Friday, March 7, 2014
By NANCY HEISER
We entered Ports of Italy through the back door in order to park in its small but free lot, a big plus in downtown Boothbay Harbor in the summer.
Ports of Italy, near the downtown waterfront in Boothbay Harbor, offers dining on a porch as well as in elegant indoor dining rooms. There is a small parking area behnd the restaurant.
Tim Greenway/Staff Photographer
PORTS OF ITALY, 47 Commercial St., Boothbay Harbor. 633-1011, portsofitaly.com
HOURS: 4:30 to about 9:30 p.m. every day
CREDIT CARDS: All major
PRICE RANGE: Appetizers $8 to $15; pasti $17 to $24, entrees $20 to $32
GLUTEN-FREE: Yes. Will provide gluten-free pasta if requested (it is not housemade)
BAR: Full. Italy-heavy wine list divided by region, $30 and up, beer in bottles. Several liqueurs, cognac and single malt scotches.
WHEELCHAIR ACCESS: Yes, through back door from parking lot. Front entrance requires a climb up a full set of stairs.
BOTTOM LINE: Very good food and even some rave-worthy dishes at this restaurant with a fixed and appealing menu. Homemade pasta is top notch; seafood also well-prepared. A few missteps in service made our meal not as relaxing as we'd have liked, but the food redeemed the experience.
Ratings follow this scale and take into consideration food, atmosphere, service and value:
* Poor **Fair ***Good ****Excellent *****Extraordinary.
The Maine Sunday Telegram visits an establishment twice if the first dining experience was unsatisfactory. The reviewer dines anonymously.
Owner Sante Calandri welcomed us with vigor. We were ushered through an elegant dining area of dark furnishings and original works by several local artists to the porch, which was protected from potential elements by sheets of transparent plastic.
The night was young and the mid-June sunlight would extend, so it made some sense to place all the diners in this semi-outside area, which resembled a casual waterfront eatery as opposed to the ambience of that inner room. But one might expect the host to ask us if we had a seating preference.
Ports of Italy's menu is a large but not overwhelming mix of Italian entrees, insalate, pasti and antipasti. The pasta is homemade and excellent. And we found a couple of rave-worthy dishes.
The eggplant roll, for instance. The vegetable was thinly sliced and wrapped around ricotta and parmesan, with herbs, garlic and a topping of tomato sauce. It was $10 as a filling and delicious appetizer.

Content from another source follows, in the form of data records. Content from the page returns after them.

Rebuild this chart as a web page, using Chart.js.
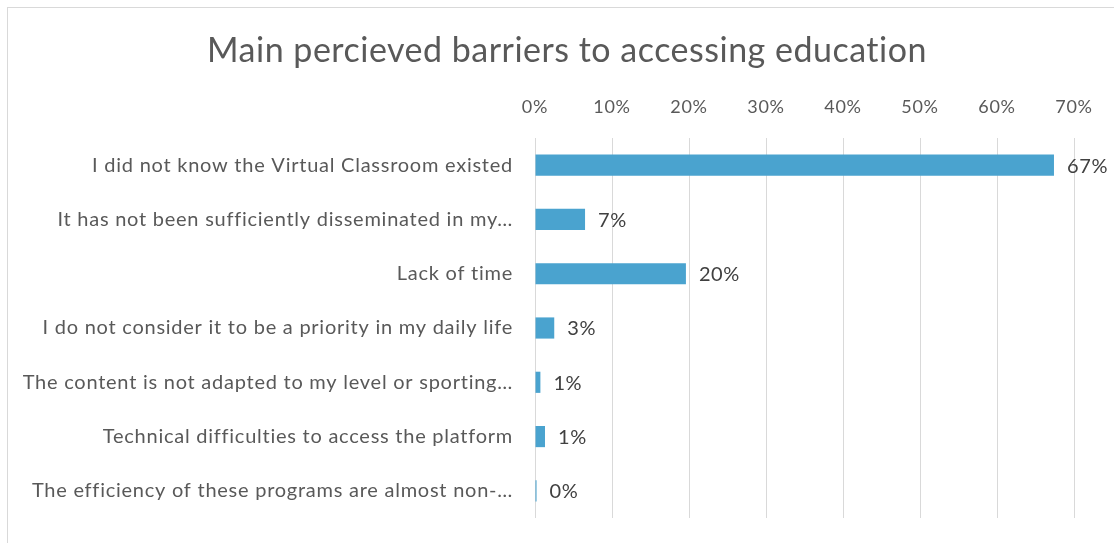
<!DOCTYPE html>
<html><head><meta charset="utf-8">
<script src="https://cdn.jsdelivr.net/npm/chart.js@4.4.0/dist/chart.umd.min.js"></script>
<style>
html,body{margin:0;padding:0;background:#fff;overflow:hidden;width:1114px;height:543px;}
#frame{position:absolute;left:7px;top:7px;width:1118px;height:560px;border:1px solid #d9d9d9;background:#fff;}
canvas{display:block;}
</style></head><body>
<div id="frame"><canvas id="c" width="1118" height="560"></canvas></div>
<script>
const titleText = 'Main percieved barriers to accessing education';
const categories = [
  'I did not know the Virtual Classroom existed',
  'It has not been sufficiently disseminated in my…',
  'Lack of time',
  'I do not consider it to be a priority in my daily life',
  'The content is not adapted to my level or sporting…',
  'Technical difficulties to access the platform',
  'The efficiency of these programs are almost non-…'
];
const values = [67.4, 6.5, 19.6, 2.5, 0.7, 1.3, 0.2];
const valueLabels = ['67%', '7%', '20%', '3%', '1%', '1%', '0%'];
const tickValues = [0, 10, 20, 30, 40, 50, 60, 70];

const FONT = 'Lato, "Open Sans", sans-serif';

const spacingPlugin = {
  id: 'spacing',
  beforeDraw(chart) { chart.ctx.letterSpacing = '0.75px'; }
};

const titlePlugin = {
  id: 'customTitle',
  afterDraw(chart) {
    const ctx = chart.ctx;
    ctx.save();
    ctx.letterSpacing = '0.5px';
    ctx.font = '34px ' + FONT;
    ctx.fillStyle = '#595959';
    ctx.textAlign = 'center';
    ctx.textBaseline = 'alphabetic';
    ctx.fillText(titleText, chart.width / 2, 54);
    ctx.restore();
  }
};

const valueLabelPlugin = {
  id: 'valueLabels',
  afterDatasetsDraw(chart) {
    const ctx = chart.ctx;
    const meta = chart.getDatasetMeta(0);
    ctx.save();
    ctx.letterSpacing = '0.6px';
    ctx.font = '20px ' + FONT;
    ctx.fillStyle = '#404040';
    ctx.textAlign = 'left';
    ctx.textBaseline = 'middle';
    meta.data.forEach((bar, i) => {
      ctx.fillText(valueLabels[i], bar.x + 13, bar.y + 1);
    });
    ctx.restore();
  }
};

new Chart(document.getElementById('c'), {
  type: 'bar',
  data: {
    labels: categories,
    datasets: [{
      data: values,
      backgroundColor: '#4aa3cf',
      borderWidth: 0,
      barPercentage: 0.39,
      categoryPercentage: 1
    }]
  },
  options: {
    indexAxis: 'y',
    responsive: false,
    animation: false,
    layout: { padding: { top: 0, right: 52, bottom: 50, left: 0 } },
    plugins: { legend: { display: false }, title: { display: false }, tooltip: { enabled: false } },
    scales: {
      x: {
        position: 'top',
        min: 0, max: 70,
        afterFit(scale) { scale.height = 130; },
        afterBuildTicks(scale) { scale.ticks = tickValues.map(v => ({ value: v })); },
        ticks: {
          font: { family: FONT, size: 18 },
          color: '#595959',
          padding: 20,
          callback: v => v + '%'
        },
        grid: { color: '#d9d9d9', lineWidth: 1, drawTicks: false },
        border: { display: false }
      },
      y: {
        afterFit(scale) { scale.width = 527; },
        ticks: {
          font: { family: FONT, size: 20 },
          color: '#595959',
          padding: 22
        },
        grid: { display: false, drawTicks: false },
        border: { display: false }
      }
    }
  },
  plugins: [spacingPlugin, titlePlugin, valueLabelPlugin]
});
</script>
</body></html>
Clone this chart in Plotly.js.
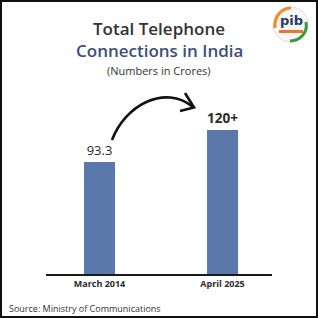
<!DOCTYPE html>
<html>
<head>
<meta charset="utf-8">
<script src="https://cdn.plot.ly/plotly-3.0.1.min.js"></script>
<style>
html,body{margin:0;padding:0;background:#fff;}
#wrap{position:relative;width:318px;height:318px;}
#chart{width:318px;height:318px;}
#frame{position:absolute;left:0;top:0;width:318px;height:318px;border:2px solid #111;box-sizing:border-box;pointer-events:none;}
</style>
</head>
<body>
<div id="wrap"><div id="chart"></div><div id="frame"></div></div>
<script>
const categories = ['March 2014', 'April 2025'];
const values = [93.3, 120];
const valueLabels = ['93.3', '120+'];
const titleLine1 = 'Total Telephone';
const titleLine2 = 'Connections in India';
const subtitle = '(Numbers in Crores)';
const source = 'Source: Ministry of Communications';

const W = 318, H = 318;
const L = 46, R = 272, T = 100, B = 274;
const xr = [-0.435, 1.402];
const yr = [0, 145];
// pixel -> paper helpers for decorations
const px = x => (x - L) / (R - L);
const py = y => (B - y) / (B - T);

const positions = categories.map((c, i) => i);
const trace = {
  type: 'bar',
  x: positions,
  y: values,
  width: 0.252,
  marker: {color: '#5979ab', line: {width: 0}},
  text: valueLabels.map((t, i) => i === 1 ? '<b>' + t + '</b>' : t),
  textposition: 'outside',
  textfont: {family: 'Open Sans', size: [13, 16], color: '#2b2b2b'},
  cliponaxis: false,
  hoverinfo: 'none'
};

function P(x, y) { return px(x).toFixed(4) + ',' + py(y).toFixed(4); }

const shapes = [
  // curved arrow
  {type: 'path', xref: 'paper', yref: 'paper',
   path: 'M' + P(112,140) + ' C' + P(125,105) + ' ' + P(165,84) + ' ' + P(193,107),
   line: {color: '#111', width: 2.6}},
  {type: 'path', xref: 'paper', yref: 'paper',
   path: 'M' + P(185,93) + ' L' + P(194,107.5) + ' L' + P(180,111),
   line: {color: '#111', width: 2.6}},
  // logo circle
  {type: 'circle', xref: 'paper', yref: 'paper',
   x0: px(273), x1: px(308), y0: py(42), y1: py(7),
   fillcolor: '#f7f7f7', line: {color: '#e0e0e0', width: 1}},
  {type: 'path', xref: 'paper', yref: 'paper',
   path: 'M' + P(275,28) + ' C' + P(274,16) + ' ' + P(282,8) + ' ' + P(291,8),
   line: {color: '#f08a24', width: 3}},
  {type: 'path', xref: 'paper', yref: 'paper',
   path: 'M' + P(306,22) + ' C' + P(308,33) + ' ' + P(300,41) + ' ' + P(290,41),
   line: {color: '#3a9a3a', width: 3}},
  {type: 'rect', xref: 'paper', yref: 'paper',
   x0: px(279), x1: px(303), y0: py(33), y1: py(30),
   fillcolor: '#e8792b', line: {width: 0}}
];

const annotations = [
  {text: titleLine1, x: px(159), y: py(28), xref: 'paper', yref: 'paper', showarrow: false,
   font: {family: 'Open Sans', size: 17, weight: 600, color: '#333333'}, xanchor: 'center', yanchor: 'middle'},
  {text: titleLine2, x: px(159), y: py(50), xref: 'paper', yref: 'paper', showarrow: false,
   font: {family: 'Open Sans', size: 17, weight: 600, color: '#3b4f7a'}, xanchor: 'center', yanchor: 'middle'},
  {text: subtitle, x: px(159), y: py(71), xref: 'paper', yref: 'paper', showarrow: false,
   font: {family: 'Open Sans', size: 11, color: '#333333'}, xanchor: 'center', yanchor: 'middle'},
  {text: source, x: px(7), y: py(308), xref: 'paper', yref: 'paper', showarrow: false,
   font: {family: 'Open Sans', size: 9, color: '#333333'}, xanchor: 'left', yanchor: 'middle'},
  {text: '<b>pib</b>', x: px(291), y: py(21), xref: 'paper', yref: 'paper', showarrow: false,
   font: {family: 'DejaVu Sans', size: 13, color: '#2a3a6a'}, xanchor: 'center', yanchor: 'middle'}
];

const layout = {
  width: W, height: H,
  margin: {l: L, r: W - R, t: T, b: H - B, pad: 0},
  paper_bgcolor: '#ffffff', plot_bgcolor: '#ffffff',
  showlegend: false,
  xaxis: {range: xr, tickvals: positions, ticktext: categories, showgrid: false, zeroline: false,
          showline: true, linecolor: '#1a1a1a', linewidth: 2, ticks: '',
          tickfont: {family: 'Open Sans', size: 9, weight: 700, color: '#2b2b2b'}, fixedrange: true},
  yaxis: {range: yr, visible: false, showgrid: false, zeroline: false, fixedrange: true},
  shapes: shapes,
  annotations: annotations
};

Plotly.newPlot('chart', [trace], layout, {staticPlot: true, displayModeBar: false});
</script>
</body>
</html>
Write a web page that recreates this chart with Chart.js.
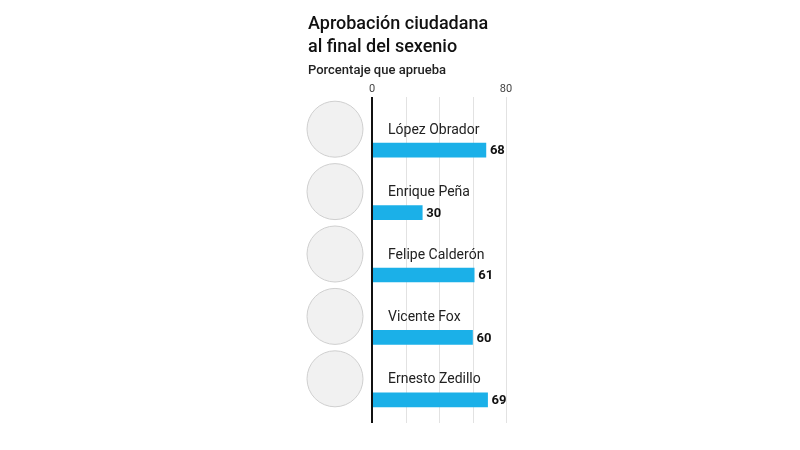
<!DOCTYPE html>
<html>
<head>
<meta charset="utf-8">
<script src="https://cdn.jsdelivr.net/npm/chart.js@4"></script>
<style>
  html, body { margin: 0; padding: 0; background: #fff; }
  #wrap { width: 800px; height: 450px; position: relative; }
</style>
</head>
<body>
<div id="wrap"><canvas id="c"></canvas></div>
<script>
var names = ['López Obrador', 'Enrique Peña', 'Felipe Calderón', 'Vicente Fox', 'Ernesto Zedillo'];
var approval = [68, 30, 61, 60, 69];
var gridValues = [20, 40, 60, 80];
var tickLabels = [0, 80];

var font = "Roboto, 'Open Sans', sans-serif";

// titles, photos placeholders, names, grid and value labels
var decor = {
  id: 'decor',
  beforeDatasetsDraw: function(chart) {
    var ctx = chart.ctx, x = chart.scales.x, y = chart.scales.y;
    ctx.save();
    ctx.fillStyle = '#111';
    ctx.textAlign = 'left';
    ctx.textBaseline = 'alphabetic';
    ctx.font = '500 18px ' + font;
    ctx.fillText('Aprobación ciudadana', 308, 29);
    ctx.fillText('al final del sexenio', 308, 52);
    ctx.font = '500 13px ' + font;
    ctx.fillStyle = '#222';
    ctx.fillText('Porcentaje que aprueba', 308, 74);

    ctx.font = '11px ' + font;
    ctx.fillStyle = '#444';
    ctx.textAlign = 'center';
    tickLabels.forEach(function(v) {
      ctx.fillText(String(v), x.getPixelForValue(v), 92);
    });

    ctx.strokeStyle = '#e2e2e2';
    ctx.lineWidth = 1;
    gridValues.forEach(function(v) {
      var px = Math.round(x.getPixelForValue(v)) + 0.5;
      ctx.beginPath(); ctx.moveTo(px, 97); ctx.lineTo(px, 423); ctx.stroke();
    });

    names.forEach(function(n, i) {
      var cy = y.getPixelForValue(i);
      // photo placeholder
      ctx.beginPath();
      ctx.arc(335, cy - 21, 28, 0, Math.PI * 2);
      ctx.fillStyle = '#f1f1f1';
      ctx.fill();
      ctx.strokeStyle = '#cfcfcf';
      ctx.lineWidth = 1;
      ctx.stroke();
      ctx.fillStyle = '#222';
      ctx.textAlign = 'left';
      ctx.textBaseline = 'middle';
      ctx.font = '14px ' + font;
      ctx.fillText(n, 388, cy - 20);
    });
    ctx.restore();
  },
  afterDatasetsDraw: function(chart) {
    var ctx = chart.ctx, x = chart.scales.x, y = chart.scales.y;
    ctx.save();
    ctx.strokeStyle = '#111';
    ctx.lineWidth = 2;
    var x0 = x.getPixelForValue(0);
    ctx.beginPath(); ctx.moveTo(x0, 97); ctx.lineTo(x0, 423); ctx.stroke();
    ctx.fillStyle = '#111';
    ctx.font = 'bold 13px ' + font;
    ctx.textBaseline = 'middle';
    ctx.textAlign = 'left';
    approval.forEach(function(v, i) {
      ctx.fillText(String(v), x.getPixelForValue(v) + 4, y.getPixelForValue(i) + 1);
    });
    ctx.restore();
  }
};

new Chart(document.getElementById('c'), {
  type: 'bar',
  data: {
    labels: names,
    datasets: [{
      data: approval,
      backgroundColor: '#1bb0e8',
      borderWidth: 0,
      barThickness: 14
    }]
  },
  options: {
    indexAxis: 'y',
    responsive: true,
    maintainAspectRatio: false,
    animation: false,
    layout: { padding: { left: 372, right: 294, top: 119, bottom: 19 } },
    scales: {
      x: { min: 0, max: 80, display: false },
      y: { display: false }
    },
    plugins: { legend: { display: false }, tooltip: { enabled: false } }
  },
  plugins: [decor]
});
</script>
</body>
</html>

Plenty of fennel curls crowned a bed of arugula with orange segments and a mild -- almost to the point of meek -- lemon dressing with capers, also $10. The two appetizers were large enough to share.
Lobster ravioli, each the size of a playing card, was a dreamy meld of sea and land. The pasta was firm and fresh and held a good balance of shredded lobster. These were served in a creamy prosecco and chive sauce that was another pleasure ($22).
A mix of mussels, calamari, littleneck clams, shrimp, scallops and fish were arranged like a blossom over al dente squid-ink-colored spaghetti, intriguing to behold. Not a bad price at $22, either, considering the depth of this splendid dish.
Also $22 was the ample porchetta, a house specialty. A "still life" of the dish is on display as you enter (I'm not sure why). The thickly sliced roll of moist roast suckling pig was studded with herbs and served with good roasted potatoes.
A tasty whole Mediterranean striped bass impressed with its presentation and simple olive oil, rosemary, garlic and lemon treatment. The entree, which is $32 (the fish is sourced in Italy), came with a side of asparagus that retained a bit of firmness.
Alas, none of the house's delicious pasta was included. Use the bread, served in a brown paper bag with a rolled-down edge, to fill in the cracks.
Cannoli is made in-house, an admirable feat, although the tube lacked the crunchiness of the best and the filling was scant on dark chocolate bits.
Tiramisu was attractive and fluffy, mildly flavored. Each of those desserts was $9.
Despite all the excellent fare at Ports of Italy, perhaps the staff would like to take a mulligan for the evening's service. While kudos go to the waiter for parsing our eggplant appetizer among four and ably deboning the sea bass at the table, missteps from several quarters were frequent enough to merit mentioning.
The owner, distracted by something else but eager to keep all glasses filled, poured mineral water into a half-filled wine glass. We had a laugh along with him and got a second bottle gratis. One could even call this misdemeanor a blessing in disguise.
But earlier, our waiter got a bar order wrong, bringing a glass of chardonnay instead of prosecco, rolling his eyes mysteriously as he took off with it without issuing an apology. Was he mad at the bartender? Himself? Us?
Later, a pour of mineral water went into a partly full still-water glass, no question asked about its contents beforehand. Basically, the beverage service was characterized by confusion.